A pobreza extrema caiu ao longo dos anos, a desigualdade também, mas ela vem caindo pouco desde 2006 – esse cenário só piorou nos últimos quatro anos. Ouço dos especialistas que tem mais a ver com o impacto assimétrico da recessão sobre os mais pobres. Parece claro que existem algumas dimensões que precisam ser repensadas ou reforçadas. Os investimentos em educação estão no topo da lista, mas são de longo prazo. Tenho batido bastante na tecla de que redução das desigualdades e crescimento têm de andar juntos. Existe uma imensa agenda de redução de desigualdades e aumento de mobilidade social que precisa ser posta em prática. E inclui a viabilização de investimentos em outras áreas sociais, como saúde, transporte urbano, saneamento, segurança.
• Se a volta do crescimento é importante para a redução da desigualdade, o que tem atrapalhado?
A minha visão é que prevalece um grau elevado de incerteza política, jurídica e até mesmo institucional que afeta decisões de longo prazo. E, como o espaço maior para investimento no Brasil parece ser o da infraestrutura, isso dificulta o deslanchar de projetos em uma área que já é, por natureza, muito difícil.
• Se os índices pioraram desde a recessão, a tendência é que eles voltem a melhorar, com o reaquecimento da economia?
Sim, por definição, seria bom. Mas mesmo que as coisas deem muito certo, serão décadas para recuperar o tempo que se perdeu e reduzir a distância que nos separa dos melhores padrões globais. E também é importante levar em conta as tensões sociais e políticas, que prejudicam a formulação de boas políticas. Não vejo o Bolsa Família como uma política de combate à recessão. Ninguém quer estar em recessão, mas isso, às vezes, permite respostas mais rápidas.
• O presidente da Câmara, Rodrigo Maia, disse que falta ao governo levar a questão da pobreza para o centro das discussões.

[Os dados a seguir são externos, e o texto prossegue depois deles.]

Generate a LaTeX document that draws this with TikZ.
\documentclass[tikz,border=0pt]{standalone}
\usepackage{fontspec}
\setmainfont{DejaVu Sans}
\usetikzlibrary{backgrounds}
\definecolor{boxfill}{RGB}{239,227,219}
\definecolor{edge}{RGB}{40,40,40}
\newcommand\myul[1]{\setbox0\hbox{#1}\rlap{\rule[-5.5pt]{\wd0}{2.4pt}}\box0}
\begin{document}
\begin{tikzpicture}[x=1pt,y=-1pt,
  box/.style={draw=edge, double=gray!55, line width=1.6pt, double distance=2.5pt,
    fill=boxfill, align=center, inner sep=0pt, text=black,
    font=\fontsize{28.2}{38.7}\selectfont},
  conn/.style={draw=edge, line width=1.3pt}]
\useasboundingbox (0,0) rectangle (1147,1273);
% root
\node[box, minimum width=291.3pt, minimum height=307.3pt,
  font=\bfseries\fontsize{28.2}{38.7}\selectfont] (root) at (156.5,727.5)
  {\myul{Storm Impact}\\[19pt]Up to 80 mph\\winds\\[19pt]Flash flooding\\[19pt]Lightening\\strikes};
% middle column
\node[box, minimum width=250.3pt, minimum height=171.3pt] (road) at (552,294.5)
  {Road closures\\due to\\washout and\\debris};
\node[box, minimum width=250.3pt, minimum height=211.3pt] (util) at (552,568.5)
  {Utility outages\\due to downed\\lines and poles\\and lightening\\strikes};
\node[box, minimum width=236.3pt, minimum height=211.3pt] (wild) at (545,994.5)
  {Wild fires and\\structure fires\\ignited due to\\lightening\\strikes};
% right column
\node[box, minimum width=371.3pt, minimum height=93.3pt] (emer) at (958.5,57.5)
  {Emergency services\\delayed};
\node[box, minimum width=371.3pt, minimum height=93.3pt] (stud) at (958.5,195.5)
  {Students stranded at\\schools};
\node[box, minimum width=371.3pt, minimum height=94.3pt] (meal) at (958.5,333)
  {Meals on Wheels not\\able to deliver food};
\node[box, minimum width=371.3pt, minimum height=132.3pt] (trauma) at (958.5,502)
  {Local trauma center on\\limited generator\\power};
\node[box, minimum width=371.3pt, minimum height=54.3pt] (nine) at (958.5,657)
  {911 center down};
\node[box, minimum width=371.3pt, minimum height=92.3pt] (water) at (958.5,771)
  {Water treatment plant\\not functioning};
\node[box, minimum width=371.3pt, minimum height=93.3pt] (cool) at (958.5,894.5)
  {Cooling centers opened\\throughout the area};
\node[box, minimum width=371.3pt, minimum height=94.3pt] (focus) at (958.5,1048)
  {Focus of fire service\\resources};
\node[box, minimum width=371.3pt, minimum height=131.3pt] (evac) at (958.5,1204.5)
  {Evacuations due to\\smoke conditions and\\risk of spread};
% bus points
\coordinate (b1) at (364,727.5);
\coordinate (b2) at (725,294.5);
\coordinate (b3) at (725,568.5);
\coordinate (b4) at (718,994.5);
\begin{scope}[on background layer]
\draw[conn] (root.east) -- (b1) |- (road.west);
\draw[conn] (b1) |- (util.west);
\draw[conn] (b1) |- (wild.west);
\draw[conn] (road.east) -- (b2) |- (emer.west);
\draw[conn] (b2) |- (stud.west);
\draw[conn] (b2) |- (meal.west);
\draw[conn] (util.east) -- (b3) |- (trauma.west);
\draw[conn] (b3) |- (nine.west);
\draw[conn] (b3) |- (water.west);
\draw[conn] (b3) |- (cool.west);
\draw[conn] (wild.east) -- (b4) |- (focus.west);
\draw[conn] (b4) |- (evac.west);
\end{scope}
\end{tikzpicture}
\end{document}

Sim, concordo. Esse deveria ser um foco permanente de atenção. O que acontece é que diferentes governos têm diferentes prioridades. O governo atual parece não ter esse tema como prioridade, eles parecem comprar uma ideia mais antiga de que tem de fazer crescer o bolo antes de distribuí-lo. Ou que o crescimento por si só vai resolver o problema. E outros, como eu, pensam que há muito espaço para agir em paralelo e que um lado reforça o outro.

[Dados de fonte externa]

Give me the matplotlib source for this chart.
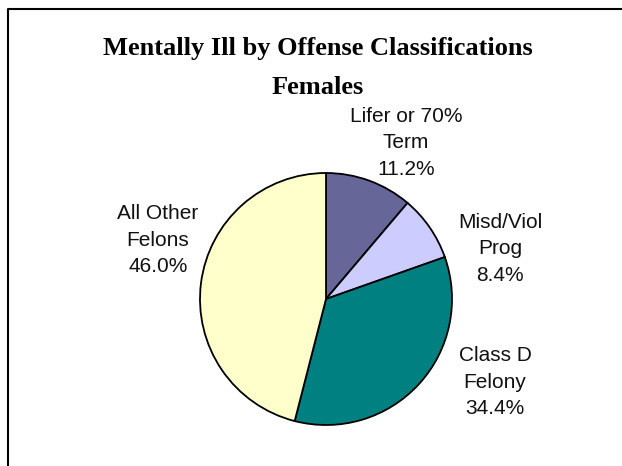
import matplotlib
matplotlib.use("Agg")
from matplotlib import pyplot as plt

# data
labels = ["Lifer or 70%\nTerm", "Misd/Viol\nProg", "Class D\nFelony", "All Other\nFelons"]
shares = [11.2, 8.4, 34.4, 46.0]
colors = ["#666699", "#CCCCFF", "#008080", "#FFFFCC"]
title = "Mentally Ill by Offense Classifications\nFemales"

# layout (pixels, y measured from the bottom)
W, H = 622, 466
center = (326, H - 299)
radius = 126
label_xy = [(406, H - 143), (500, H - 249), (495, H - 382), (158, H - 240)]

fig = plt.figure(figsize=(W / 100, H / 100), dpi=100)
ax = fig.add_axes([0, 0, 1, 1])

wedges, _ = ax.pie(shares, colors=colors, startangle=90, counterclock=False,
                   center=center, radius=radius,
                   wedgeprops=dict(edgecolor="black", linewidth=1.3))

for lab, val, (x, y) in zip(labels, shares, label_xy):
    ax.text(x, y, f"{lab}\n{val:.1f}%", ha="center", va="center",
            fontsize=15, family="Liberation Sans", linespacing=1.52,
            color="#111111")

ax.text(318, H - 68, title, ha="center", va="center", fontsize=19,
        family="Liberation Serif", fontweight="bold", linespacing=1.85)

# chart border, cut by the right and bottom edges
ax.plot([7.5, 7.5, W + 5], [-5, H - 8.5, H - 8.5], color="black", lw=1.5,
        clip_on=False)

ax.set_xlim(0, W)
ax.set_ylim(0, H)
ax.set_aspect("auto")
ax.axis("off")

fig.savefig("out.png", dpi=100)
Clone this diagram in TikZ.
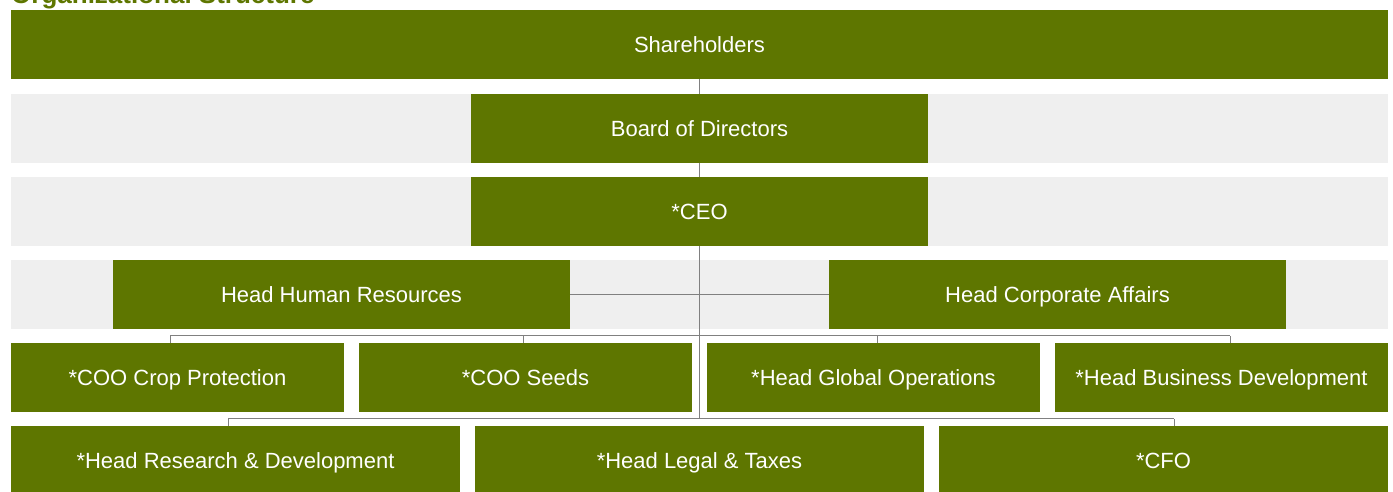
\documentclass[tikz,border=0pt]{standalone}
\usepackage{fontspec}
\setmainfont{Liberation Sans}
\usepackage{tikz}
\usetikzlibrary{calc}
\definecolor{leaf}{RGB}{94,118,0}
\definecolor{bandgray}{RGB}{239,239,239}
\definecolor{linkgray}{RGB}{128,128,128}
\tikzset{
  orgbox/.style={fill=leaf, text=white, inner sep=0pt, minimum height=69pt,
    text height=17pt, text depth=2pt, font=\fontsize{22}{26}\selectfont},
  link/.style={draw=linkgray, line width=1pt}
}
\newcommand{\band}[2]{ \fill[bandgray] (11,#1) rectangle (1388,#2);}

\begin{document}
\begin{tikzpicture}[x=1pt,y=-1pt]
  \useasboundingbox (0,0) rectangle (1393,491);
  \node[anchor=base west, text=leaf, inner sep=0pt, font=\bfseries\fontsize{26}{30}\selectfont] (title) at (11,3) {Organizational Structure};

  \node[orgbox, minimum width=1377pt] (share) at (699.5,44.5) {Shareholders};
  \band{94}{163}
  \node[orgbox, minimum width=457pt] (board) at (699.5,128.5) {Board of Directors};
  \band{177}{246}
  \node[orgbox, minimum width=457pt] (ceo) at (699.5,211.5) {*CEO};
  \band{260}{329}
  \node[orgbox, minimum width=457pt] (hr) at (341.5,294.5) {Head Human Resources};
  \node[orgbox, minimum width=457pt] (corp) at (1057.5,294.5) {Head Corporate Affairs};

  % operations row
  \node[orgbox, minimum width=333pt] (crop) at (177.5,377.5) {*COO Crop Protection};
  \node[orgbox, minimum width=333pt] (seeds) at (525.5,377.5) {*COO Seeds};
  \node[orgbox, minimum width=333pt] (glob) at (873.5,377.5) {*Head Global Operations};
  \node[orgbox, minimum width=333pt] (busdev) at (1221.5,377.5) {*Head Business Development};

  % functions row
  \node[orgbox, minimum width=449pt] (rnd) at (235.5,460.5) {*Head Research \& Development};
  \node[orgbox, minimum width=449pt] (legal) at (699.5,460.5) {*Head Legal \& Taxes};
  \node[orgbox, minimum width=449pt] (cfo) at (1163.5,460.5) {*CFO};

  \draw[link] (share) -- (board);
  \draw[link] (board) -- (ceo);
  \draw[link] (hr) -- (corp);
  \foreach \n/\d in {crop/-7.5,seeds/-2.5,glob/3.5,busdev/8.5}
    \draw[link] ($(\n.north)+(\d,0)$) -- ++(0,-7) coordinate (t\n);
  \draw[link] (tcrop) -- (tbusdev);
  \foreach \n/\d in {rnd/-7.5,cfo/10.5}
    \draw[link] ($(\n.north)+(\d,0)$) -- ++(0,-7) coordinate (t\n);
  \draw[link] (trnd) -- (tcfo);
  \draw[link] (ceo.south) -- (ceo.south |- trnd);
\end{tikzpicture}
\end{document}
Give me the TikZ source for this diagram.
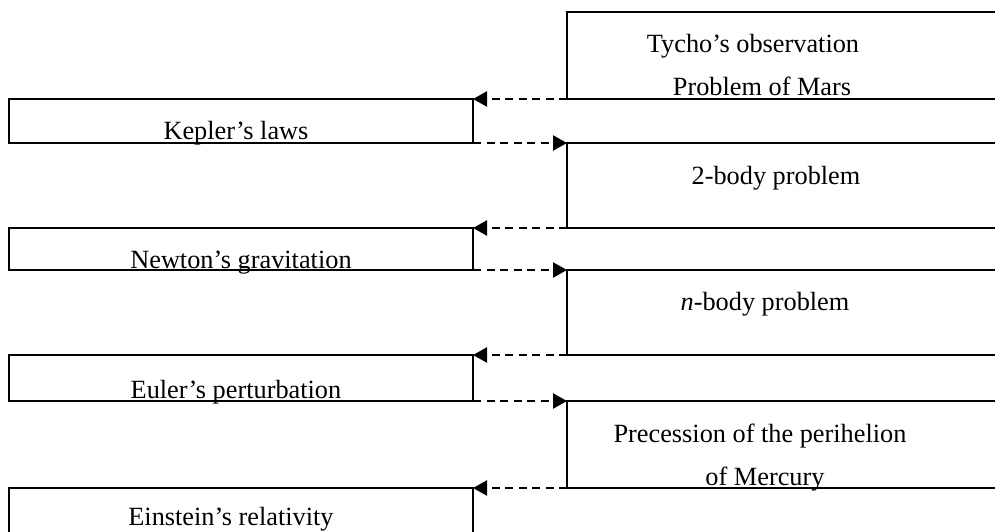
\documentclass[tikz,border=0pt]{standalone}
\usepackage{fontspec}
\setmainfont{Liberation Serif}
\usetikzlibrary{arrows.meta}
\begin{document}
\begin{tikzpicture}[x=1pt,y=-1pt,
  boxline/.style={draw,line width=2.6pt,rectangle,inner sep=0pt,outer sep=0pt,anchor=north west},
  lefttxt/.style={anchor=base,inner sep=0pt,font=\fontsize{26.3}{30}\selectfont},
  dasharrow/.style={line width=2.2pt,dash pattern=on 8pt off 5.5pt,-{Triangle[length=14pt,width=15pt]}}]
\useasboundingbox (0,0) rectangle (995,531);
\clip (0,0) rectangle (995,531);
% left boxes
\node[boxline,minimum width=464pt,minimum height=44pt] (kepler) at (9,99) {};
\node[boxline,minimum width=464pt,minimum height=42pt] (newton) at (9,228) {};
\node[boxline,minimum width=464pt,minimum height=46pt] (euler) at (9,355) {};
\node[boxline,minimum width=464pt,minimum height=80pt] (einstein) at (9,488) {};
% right boxes (open to the right edge)
\node[boxline,minimum width=460pt,minimum height=87pt] (tycho) at (567,12) {};
\node[boxline,minimum width=460pt,minimum height=85pt] (two) at (567,143) {};
\node[boxline,minimum width=460pt,minimum height=85pt] (nbody) at (567,270) {};
\node[boxline,minimum width=460pt,minimum height=87pt] (prec) at (567,401) {};
% texts
\node[lefttxt] (tkepler) at (236,139) {Kepler’s laws};
\node[lefttxt] (tnewton) at (241,268) {Newton’s gravitation};
\node[lefttxt] (teuler) at (236,398) {Euler’s perturbation};
\node[lefttxt] (teinstein) at (231,525) {Einstein’s relativity};
\node[lefttxt] (ttychoa) at (753,52) {Tycho’s observation};
\node[lefttxt] (ttychob) at (762,95) {Problem of Mars};
\node[lefttxt] (ttwo) at (776,184) {2-body problem};
\node[lefttxt] (tnbody) at (765,310) {\textit{n}-body problem};
\node[lefttxt] (tpreca) at (760,442) {Precession of the perihelion};
\node[lefttxt] (tprecb) at (765,485) {of Mercury};
% connectors
\draw[dasharrow] (tycho.south west) -- (kepler.north east);
\draw[dasharrow] (kepler.south east) -- (two.north west);
\draw[dasharrow] (two.south west) -- (newton.north east);
\draw[dasharrow] (newton.south east) -- (nbody.north west);
\draw[dasharrow] (nbody.south west) -- (euler.north east);
\draw[dasharrow] (euler.south east) -- (prec.north west);
\draw[dasharrow] (prec.south west) -- (einstein.north east);
\end{tikzpicture}
\end{document}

• A falta de recursos públicos pode justificar a ação do governo?
É uma questão de estabelecer prioridades, pois a falta de recursos é real. Especialistas em políticas sociais dizem que existe um problema de gestão e que repensar a maneira de gastar os recursos teria um impacto de primeira ordem. É um ponto de vista que precisa ser considerado, sobretudo quando o Estado brasileiro está em situação fiscal tão precária, do lado das suas finanças.
• A ideia que o governo Bolsonaro já considerou, de não reajustar o salário mínimo, poderia frear a redução da pobreza e da desigualdade?
Quem analisa no detalhe o papel do salário mínimo, reconhece que o aumento dele foi muito importante ao longo de mais de 20 anos. No entanto, como política social, existem também custos. Fica essa questão. Outro tema delicado, quase censurado, é a questão da informalidade, que merece mais discussão. Falta uma análise aberta e honesta dessa questão. Ter 50% das pessoas desempregadas ou empregadas na informalidade é um problema social e de produtividade gravíssimo. É inevitável analisar isso de uma maneira desapaixonada. Não é justo governar só para os que estão empregados na economia formal e pertencem a sindicatos, que são mais fortes e cuidam mais dos seus. Como ficam os outros? Isso é debatido na academia, mas não vejo esse tema chegando à política.